SMSF Wind Up
When can an SMSF be wound up?
You will need to check your SMSF trust deed, but SMSF trustees can generally wind up a fund whenever they wish to do so. If your fund has an employer-sponsor, they may be able to direct the trustee to wind up the fund.
Common reasons for winding up an SMSF include situations where:
- there are no assets left in the fund;
- the SMSF's members no longer wish to manage their superannuation themselves;
- the fund has no members;
- the fund is no longer able to comply with superannuation law (e.g. the trustee and members wish to move permanently overseas); and/or
- the members' circumstances have changed (for example, matrimonial splits).
How is an SMSF wound up?
The process for winding up an SMSF is governed by superannuation law and the fund's trust deed. You will need to review the trust deed to check what is required.
Generally, the process for winding up an SMSF is as follows:
- The trustee resolves to wind up the SMSF in accordance with the fund's trust deed.
- The trustee notifies each member and employer of the winding up.
- The trustee obtains the consent of the fund's members (and any other third parties whose consent is required to wind up the fund, such as the fund's employer-sponsor, if any);
- The trustee ensures all activity statements are up to date, and all financial statements and accounts are prepared.
- The trustee deals with all assets and member benefits as required by superannuation law and the fund's trust deed.
- The trustee arranges for an audit to be conducted by the fund's auditor for the final income year of the fund.
- The trustee arranges for the fund's final SMSF annual return to be prepared and lodged.
- The trustee ensures that all tax lodgement and payment obligations are met.
The Cleardocs SMSF Wind Up product includes a useful guide setting out the steps to take, and the order in which they must be taken.
What must the trustee do with members' benefits when the SMSF is wound up?
This is governed by both superannuation law and the fund's trust deed.
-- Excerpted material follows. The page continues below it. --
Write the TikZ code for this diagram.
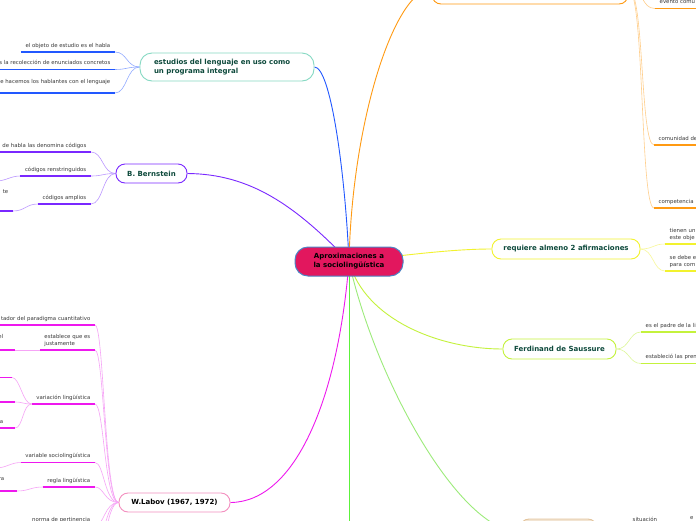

You will need to review the trust deed to check what is required.
As part of the winding up of the SMSF, the trustee will need to either:
- pay the benefits to any member who meets a 'condition of release'; or
- if the member does not meet a 'condition of release', or does not wish to access their benefits, roll over or transfer the benefits to another complying superannuation fund or retirement savings account (RSA).
'Conditions of release' are events which allow members to withdraw their superannuation benefits. The most common conditions of release are a person retiring or turning 65.
The payment of any benefit to a member must also be permitted by the fund's trust deed.
The Cleardocs SMSF Wind Up product includes a useful guide setting out the steps to take when dealing with the members' benefits, and the order in which they must be taken.
Can an SMSF be re-registered after it is wound up?
No. Once an SMSF is wound up, it can't be re-registered. Members would need to establish a new SMSF if they later decided that they wanted to return to an SMSF structure.
Given this, the fund's trustee should be careful about proceeding with winding up the fund — and obtain professional advice about the process.
If some of the members wish for the fund to continue, there may be a way to achieve this by restructuring the SMSF (e.g. by appointing new trustees or changing to a corporate trustee, or changing the membership of the fund).
Does the trustee have any obligations after the winding up has finished?
Yes. They have obligations to keep records, some for up to 10 years. These obligations continue to apply after the winding up.
The Cleardocs SMSF Wind Up product includes a useful guide to which records need to be kept, and for how long.
Is there a difference between a 'roll over' and a 'transfer' of a member's benefits?
Yes. Superannuation law uses two terms when referring to the process of transferring a member's benefits between superannuation entities: 'roll over' and 'transfer'.
- a roll over takes place when the benefit is already potentially payable to the member (e.g. the member has met a condition of release), but the member elects for the benefits to stay within the super system; and
- a transfer takes place when the benefit is not potentially payable to the member, and so must stay within the super system.
Both involve the benefits being transferred out of one superannuation entity (e.g. an SMSF) and into another (e.g. another complying fund). The trustee's obligations on the winding up of a fund are essentially the same — that is, to comply with superannuation law, the SMSF's trust deed and each member's wishes (provided these wishes comply with superannuation law and the trust deed).
In practice, people may refer to any transfer of super from one fund to another as a 'roll over'.